Oil prices fell in early Asia trade Monday, dragged by weak Chinese manufacturing data and dimming prospects of a coordinated production cut by world’s dominant oil producers.
On the New York Mercantile Exchange, light, sweet crude futures for delivery in March traded at $32.93 a barrel, down $0.69 in the Globex electronic session. April Brent crude on London’s ICE Futures exchange fell $0.74 to $35.25 a barrel.
Last week, prices rose on speculation Russia and Saudi Arabia were considering output cuts to support prices. The gains soon evaporated after Organization of the Petroleum Exporting Countries officials refuted such claims.
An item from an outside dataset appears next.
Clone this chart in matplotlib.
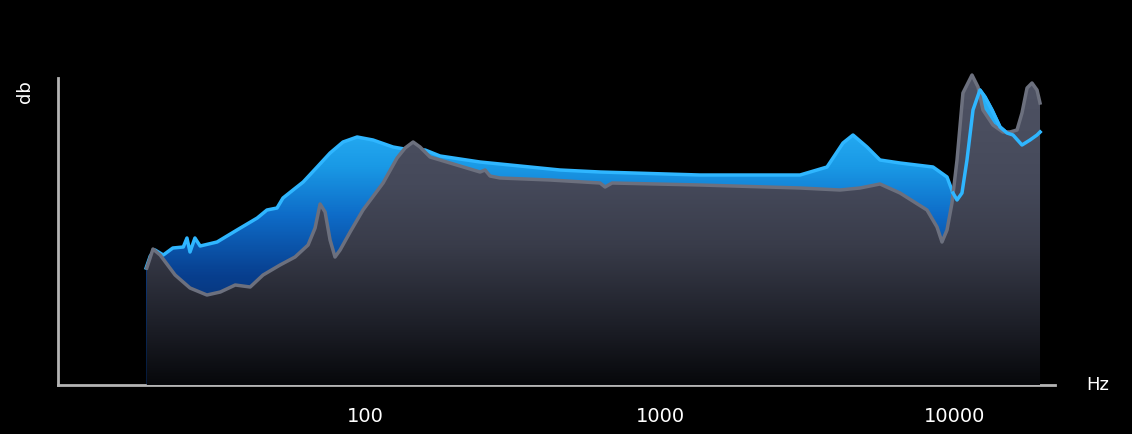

Oil prices have been dogged by oversupply concerns for nearly two years as major producers continued pumping at high rates to protect market shares, causing prices to plummet by more than 70% from 2008 highs.
Prices also fell on disappointing Chinese manufacturing data. China’s statistics bureau reported Monday that the official manufacturing purchasing managers index fell to 49.4 in January from 49.7 in December, marking the lowest level since August 2012 and the sixth straight month of contraction.
China’s continuing slowdown has weighed on global oil demand. Last month, China said the country’s economy grew 6.9% in 2015, the slowest pace in 25 years. Still, some analysts say China’s crude imports could grow around 7% this year after 2015’s 8.8% growth, driven mostly by demand from local refiners and the government’s effort to stock up strategic reserves.
The collapse in oil prices has roiled many oil companies. Some 17 exploration-and-production companies have announced a combined 30% cut in their capital budgets in 2016 from 2015. Last week, Chevron Corp. said it would cut more jobs and capital spending after reporting a fourth-quarter loss of more than half a billion dollars.
Analysts say the current investment cuts are setting the stage for a gradual price rebound, but upsides will be capped by a stronger U.S. dollar and slowing global growth.